* _PROBLEM DETAILS_: Your task is to retype the lines from the opening of the material through the line that includes "import * as". Do not copy the pictures.
── DATA SECTION
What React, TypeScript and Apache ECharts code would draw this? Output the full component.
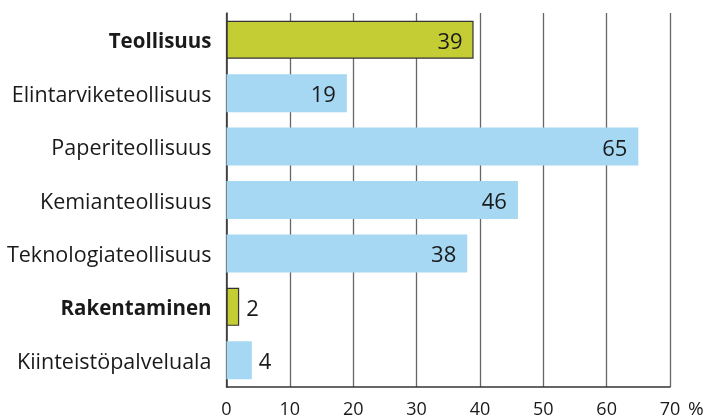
import React, { useEffect, useRef } from "react";
import * as echarts from "echarts";

const categories = [
  "Teollisuus",
  "Elintarviketeollisuus",
  "Paperiteollisuus",
  "Kemianteollisuus",
  "Teknologiateollisuus",
  "Rakentaminen",
  "Kiinteistöpalveluala",
];
const values = [39, 19, 65, 46, 38, 2, 4];
const isMain = [true, false, false, false, false, true, false];
const xTicks = [0, 10, 20, 30, 40, 50, 60, 70];
const unit = "%";

const FONT = "'Open Sans', 'Noto Sans', sans-serif";

export default function App() {
  const ref = useRef<HTMLDivElement>(null);
  useEffect(() => {
    if (!ref.current) return;
    const chart = echarts.init(ref.current, null, { renderer: "svg" });
    chart.setOption({
      animation: false,
      grid: {
        left: 226.5,
        right: 41,
        top: 13,
        bottom: 32,
        containLabel: false,
        outerBoundsMode: "none",
      },
      xAxis: {
        type: "value",
        min: xTicks[0],
        max: xTicks[xTicks.length - 1],
        interval: 10,
        name: unit,
        nameLocation: "end",
        nameGap: 18,
        nameTextStyle: {
          fontFamily: FONT,
          fontSize: 19,
          lineHeight: 19,
          color: "#1a1a1a",
          verticalAlign: "top",
          padding: [11, 0, 0, 0],
        },
        axisLine: { show: true, lineStyle: { color: "#333", width: 1.5 } },
        axisTick: { show: false },
        axisLabel: {
          fontFamily: FONT,
          fontSize: 18,
          lineHeight: 18,
          color: "#1a1a1a",
          margin: 12,
        },
        splitLine: { show: true, lineStyle: { color: "#666", width: 1.3 } },
      },
      yAxis: {
        type: "category",
        data: categories,
        inverse: true,
        axisLine: { show: true, lineStyle: { color: "#333", width: 1.5 } },
        axisTick: { show: false },
        axisLabel: {
          fontFamily: FONT,
          fontSize: 21.5,
          color: "#1a1a1a",
          margin: 15,
          formatter: (v: string) => {
            const i = categories.indexOf(v);
            return isMain[i] ? `{b|${v}}` : v;
          },
          rich: {
            b: { fontFamily: FONT, fontSize: 20.5, fontWeight: "bold", color: "#1a1a1a" },
          },
        },
        splitLine: { show: false },
      },
      series: [
        {
          type: "bar",
          barWidth: 38,
          data: values.map((v, i) => ({
            value: v,
            itemStyle: isMain[i]
              ? { color: "#c5cd35", borderColor: "#333", borderWidth: 1.2 }
              : { color: "#a6d8f4" },
            label: {
              show: true,
              position: v < 10 ? "right" : "insideRight",
              distance: v < 10 ? 7 : 11,
              fontFamily: FONT,
              fontSize: 22,
              color: "#1a1a1a",
            },
          })),
        },
      ],
    });
    return () => chart.dispose();
  }, []);
  return (
    <div
      ref={ref}
      style={{ position: "fixed", left: 0, top: 0, width: 711, height: 419 }}
    />
  );
}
────
* _COMPLETED EXERCISE_:
What React, TypeScript and Apache ECharts code would draw this? Output the full component.
import React, { useEffect, useRef } from "react";
import * as echarts from "echarts";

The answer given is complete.